Of course, we are all delighted to see a Canadian theatrical success also succeed abroad, but that should not be the driving motivational goal to produce the show. The pandemic has forced our theatres to carefully reconsider their seasons with a whole new mindset in regard to values.
While re-building relationships and coaxing subscribers back to their theatres, the lure of Broadway should be the furthest thing from their minds.
As Nina Simone wrote: “It’s a new dawn, it’s a new day, it’s a new life…”
And it’s a new generation of theatre leadership that is coming into its own, with encouraging signs of BIPOC representation and more women playing leading roles. Courage, knowledge and love for their craft will compel these new leaders to look at the world through a wider aperture. Although sidelined for now because of circumstances they did not create, they are heartfelt organizers who know their craft well.

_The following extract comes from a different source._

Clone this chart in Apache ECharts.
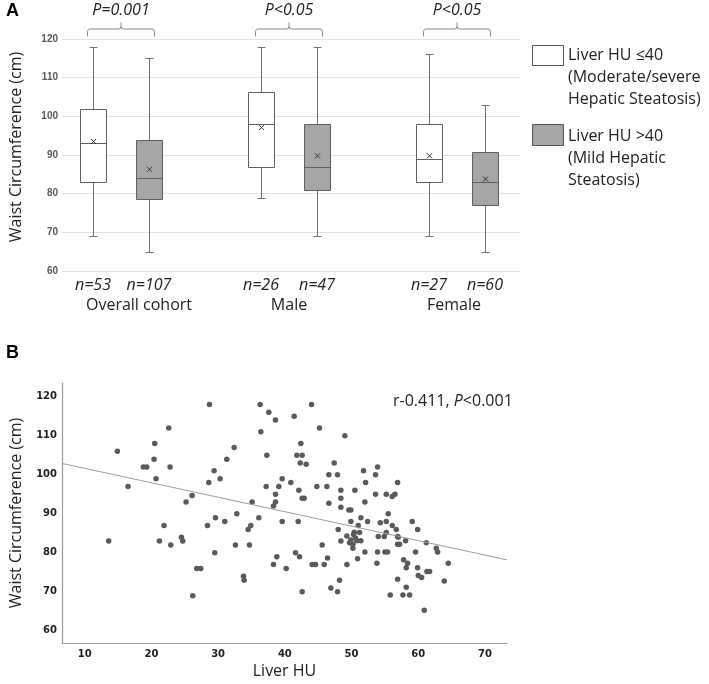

They also know something about the meaning of discipline. They have come of age when wars of aggression abroad and oppressive policing practices at home have been the lived reality of the streets where they grew up. They understand that the daily micro- and macro-aggressions of these oppressions call for discipline and careful planning on a day-to-day basis. Hopefully, they now will take the various disciplines of their art form and turn them toward the creation of new life and a better world.
This might be the beginning of the “new normal” that Dionne Brand was imagining. Because what is art, if not a work of the imagination? Why live in the old world when we could be creating a new one? Otro teatro es possible!